いつからメモしてあるのか、確認できなかったが、大きくレートが動いたときにメモをしておくとかで、プラザ合意の時には「Plaza」、ブラックマンデーの時には「Black monday」と宮沢氏らしく英語とともに日付とレートが細かく書き込んであった。

ただ、これを見た時の私の感想は、為替レートのデータなどは今時簡単に引き出せるし、それも相当古くの分から調べられるのに、というものだった。そこで、「なぜこれをメモするのですか」(我ながら何とも子供じみた質問であるが)と聞いたところ、宮沢氏は「データというのは、そのままでは数字の羅列なんです。
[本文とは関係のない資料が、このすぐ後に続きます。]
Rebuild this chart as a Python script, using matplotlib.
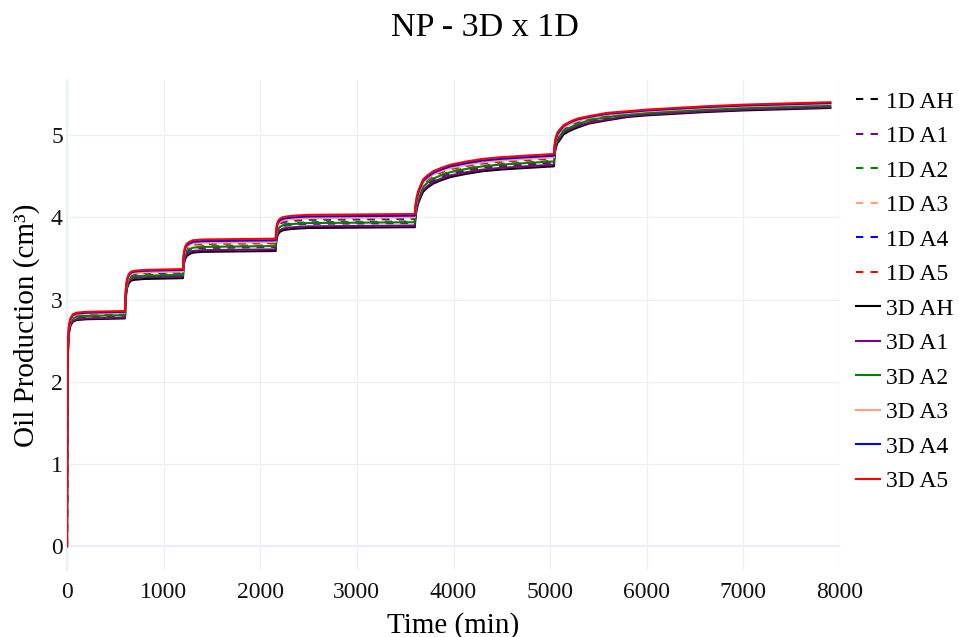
import matplotlib
matplotlib.use("Agg")
import matplotlib.pyplot as plt
import numpy as np

plt.rcParams['font.family'] = ['Liberation Serif', 'DejaVu Serif']

# time grid (min)
t = [0, 2, 5, 10, 20, 35, 60, 100, 200, 600,
     602, 606, 612, 622, 640, 665, 700, 800, 1200,
     1202, 1206, 1212, 1222, 1240, 1265, 1300, 1400, 2160,
     2162, 2166, 2172, 2182, 2200, 2230, 2270, 2350, 2500, 3600,
     3603, 3610, 3620, 3635, 3655, 3685, 3730, 3790, 3870, 3970, 4140, 4300, 4480, 4750, 5040,
     5043, 5050, 5060, 5075, 5100, 5140, 5200, 5280, 5400, 5590,
     5800, 6000, 6300, 6600, 7000, 7300, 7600, 7900]

# oil production, in units of 0.01 cm3
np_1d_ah = [0, 114, 194, 239, 262, 271, 276, 278, 279, 280,
            288, 300, 310, 318, 324, 327, 328, 329, 330,
            335, 343, 349, 354, 358, 360, 362, 363, 364,
            370, 376, 381, 385, 388, 390, 391, 392, 393, 394,
            400, 408, 415, 422, 428, 436, 441, 446, 450, 454, 458, 461, 463, 465, 467,
            476, 484, 490, 495, 499, 505, 509, 513, 517, 521,
            524, 526, 528, 530, 532, 533, 534, 535]
np_1d_a1 = [0, 114, 194, 239, 262, 271, 276, 278, 279, 280,
            287, 299, 309, 317, 323, 326, 327, 328, 329,
            335, 343, 349, 354, 358, 360, 362, 363, 364,
            369, 375, 380, 384, 387, 389, 390, 391, 392, 393,
            399, 407, 414, 421, 427, 435, 440, 445, 449, 453, 457, 460, 462, 464, 466,
            475, 483, 489, 494, 498, 504, 508, 512, 517, 521,
            524, 526, 528, 530, 532, 533, 534, 535]
np_1d_a2 = [0, 115, 195, 240, 263, 272, 277, 279, 280, 281,
            289, 301, 311, 319, 325, 328, 329, 330, 331,
            337, 345, 351, 356, 360, 362, 364, 365, 366,
            371, 377, 382, 386, 389, 391, 392, 393, 394, 395,
            402, 410, 417, 424, 430, 438, 443, 448, 452, 456, 460, 463, 465, 467, 469,
            477, 485, 491, 496, 500, 506, 510, 514, 518, 522,
            525, 527, 529, 531, 533, 534, 535, 536]
np_1d_a3 = [0, 116, 196, 241, 264, 273, 278, 280, 281, 282,
            291, 303, 313, 321, 327, 330, 331, 332, 333,
            339, 347, 353, 358, 362, 364, 366, 367, 368,
            374, 380, 385, 389, 392, 394, 395, 396, 397, 398,
            404, 412, 419, 426, 432, 440, 445, 450, 454, 458, 462, 465, 467, 469, 471,
            479, 487, 493, 498, 502, 508, 512, 516, 519, 523,
            526, 528, 530, 532, 534, 535, 536, 537]
np_1d_a4 = [0, 117, 197, 242, 265, 274, 279, 281, 282, 283,
            291, 303, 313, 321, 327, 330, 331, 332, 333,
            340, 348, 354, 359, 363, 365, 367, 368, 369,
            374, 380, 385, 389, 392, 394, 395, 396, 397, 398,
            405, 413, 420, 427, 433, 441, 446, 451, 455, 459, 463, 466, 468, 470, 472,
            479, 487, 493, 498, 502, 508, 512, 516, 520, 524,
            527, 529, 531, 533, 535, 536, 537, 538]
np_1d_a5 = [0, 117, 197, 242, 265, 274, 279, 281, 282, 283,
            292, 304, 314, 322, 328, 331, 332, 333, 334,
            340, 348, 354, 359, 363, 365, 367, 368, 369,
            375, 381, 386, 390, 393, 395, 396, 397, 398, 399,
            405, 413, 420, 427, 433, 441, 446, 451, 455, 459, 463, 466, 468, 470, 472,
            480, 488, 494, 499, 503, 509, 513, 517, 520, 524,
            527, 529, 531, 533, 535, 536, 537, 538]

np_3d_ah = [0, 111, 191, 236, 259, 268, 273, 275, 276, 277,
            284, 296, 306, 314, 320, 323, 324, 325, 326,
            330, 338, 344, 349, 353, 355, 357, 358, 359,
            364, 370, 375, 379, 382, 384, 385, 386, 387, 388,
            395, 403, 410, 417, 423, 431, 436, 441, 445, 449, 453, 456, 458, 460, 462,
            471, 479, 485, 490, 494, 501, 505, 509, 514, 518,
            522, 524, 526, 528, 530, 531, 532, 533]
np_3d_a1 = [0, 112, 192, 237, 260, 269, 274, 276, 277, 278,
            286, 298, 308, 316, 322, 325, 326, 327, 328,
            332, 340, 346, 351, 355, 357, 359, 360, 361,
            366, 372, 377, 381, 384, 386, 387, 388, 389, 390,
            397, 405, 412, 419, 425, 433, 438, 443, 447, 451, 455, 458, 460, 462, 464,
            473, 481, 487, 492, 496, 503, 507, 511, 515, 519,
            523, 525, 527, 529, 531, 532, 533, 534]
np_3d_a2 = [0, 115, 195, 240, 263, 272, 277, 279, 280, 281,
            288, 300, 310, 318, 324, 327, 328, 329, 330,
            336, 344, 350, 355, 359, 361, 363, 364, 365,
            370, 376, 381, 385, 388, 390, 391, 392, 393, 394,
            401, 409, 416, 423, 429, 437, 442, 447, 451, 455, 459, 462, 464, 466, 468,
            476, 484, 490, 495, 499, 505, 509, 513, 518, 522,
            525, 527, 529, 531, 533, 534, 535, 536]
np_3d_a3 = [0, 118, 198, 243, 266, 275, 280, 282, 283, 284,
            292, 304, 314, 322, 328, 331, 332, 333, 334,
            341, 349, 355, 360, 364, 366, 368, 369, 370,
            376, 382, 387, 391, 394, 396, 397, 398, 399, 400,
            406, 414, 421, 428, 434, 442, 447, 452, 456, 460, 464, 467, 469, 471, 473,
            481, 489, 495, 500, 504, 509, 513, 517, 521, 525,
            527, 529, 531, 533, 535, 536, 537, 538]
np_3d_a4 = [0, 119, 199, 244, 267, 276, 281, 283, 284, 285,
            294, 306, 316, 324, 330, 333, 334, 335, 336,
            343, 351, 357, 362, 366, 368, 370, 371, 372,
            378, 384, 389, 393, 396, 398, 399, 400, 401, 402,
            408, 416, 423, 430, 436, 444, 449, 454, 458, 462, 466, 469, 471, 473, 475,
            482, 490, 496, 501, 505, 511, 515, 519, 522, 526,
            528, 530, 532, 534, 536, 537, 538, 539]
np_3d_a5 = [0, 120, 200, 245, 268, 277, 282, 284, 285, 286,
            295, 307, 317, 325, 331, 334, 335, 336, 337,
            345, 353, 359, 364, 368, 370, 372, 373, 374,
            380, 386, 391, 395, 398, 400, 401, 402, 403, 404,
            410, 418, 425, 432, 438, 446, 451, 456, 460, 464, 468, 471, 473, 475, 477,
            484, 492, 498, 503, 507, 512, 516, 520, 523, 527,
            529, 531, 533, 535, 537, 538, 539, 540]

names = ['1D AH', '1D A1', '1D A2', '1D A3', '1D A4', '1D A5',
         '3D AH', '3D A1', '3D A2', '3D A3', '3D A4', '3D A5']
series = [np_1d_ah, np_1d_a1, np_1d_a2, np_1d_a3, np_1d_a4, np_1d_a5,
          np_3d_ah, np_3d_a1, np_3d_a2, np_3d_a3, np_3d_a4, np_3d_a5]
colors = ['black', 'purple', 'green', 'lightsalmon', 'blue', 'red'] * 2
x_ticks = [0, 1000, 2000, 3000, 4000, 5000, 6000, 7000, 8000]
y_ticks = [0, 1, 2, 3, 4, 5]

W, H = 959, 637
fig = plt.figure(figsize=(W / 100, H / 100), dpi=100)
ax = fig.add_axes([67 / W, 67 / H, 773 / W, 490 / H])

grid_c = '#EBF0F8'
lw = 1.5
for i, (nm, y) in enumerate(zip(names, series)):
    yv = np.asarray(y, dtype=float) / 100.0
    if nm.startswith('1D'):
        ax.plot(t, yv, color=colors[i], lw=lw, linestyle=(0, (3.5, 3.5)), label=nm, zorder=3 + i)
    else:
        ax.plot(t, yv, color=colors[i], lw=lw, linestyle='-', label=nm, zorder=3 + i)

ax.set_xlim(0, 8000)
ax.set_ylim(-0.29, 5.67)
ax.set_xticks(x_ticks)
ax.set_yticks(y_ticks)
ax.grid(True, color=grid_c, lw=0.9, zorder=0)
ax.axhline(0, color=grid_c, lw=1.6, zorder=1)
ax.axvline(0, color=grid_c, lw=1.6, zorder=1, clip_on=False)
for s in ax.spines.values():
    s.set_visible(False)
ax.tick_params(length=0, labelsize=17, colors='#111111')
ax.tick_params(axis='x', pad=9)
ax.tick_params(axis='y', pad=3)

ax.set_xlabel('Time (min)', fontsize=21, labelpad=6)
ax.set_ylabel('Oil Production (cm³)', fontsize=21, labelpad=8)

fig.text(0.506, 1 - 28 / H, 'NP - 3D x 1D', ha='center', va='center', fontsize=24.5)

leg = ax.legend(loc='upper left', bbox_to_anchor=(856 / W, 1 - 91 / H),
                bbox_transform=fig.transFigure, frameon=False, fontsize=17,
                handlelength=1.0, handletextpad=0.25, labelspacing=0.55,
                borderpad=0, borderaxespad=0)

fig.savefig('out.png', dpi=100, facecolor='white')
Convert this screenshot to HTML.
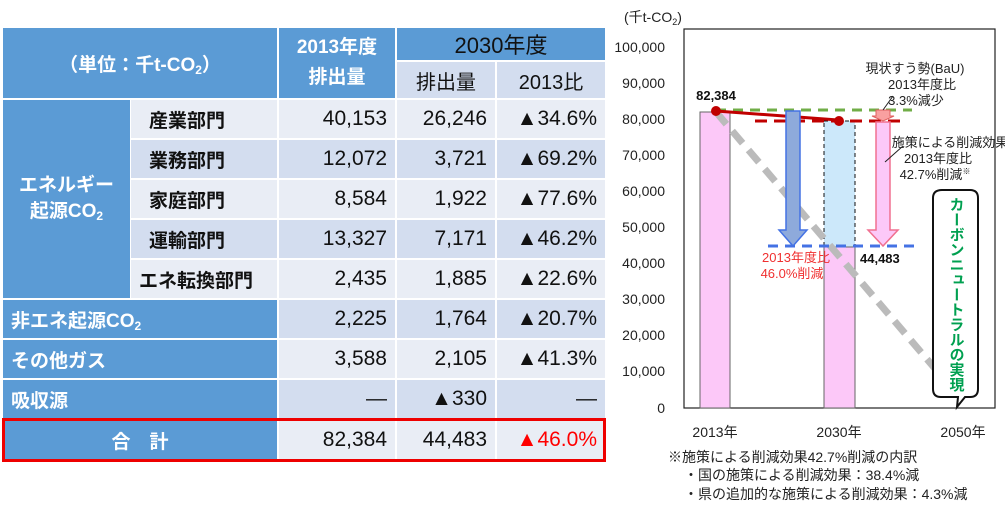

それを、誰かが知っていないと意味がないんです」と言うのである。

説明はそれだけだったのだが、言外にはっきりと「それを知っているのは政治家としての私なのです」と聞いて取れた。

データをコンピューターの中に記憶させておくだけでは意味がない、政治家が肌身離さずそれを知り、政策に生かして初めて意味があると。自ら戦後の日本の国の舵取りに責任を持つという、いわば保守政治家の矜持に私はおののいた。

そんな宮沢氏は「プラザ合意」が経済だけでなく、今に至る日本の社会のターニングポイントになったとの考えを披露した。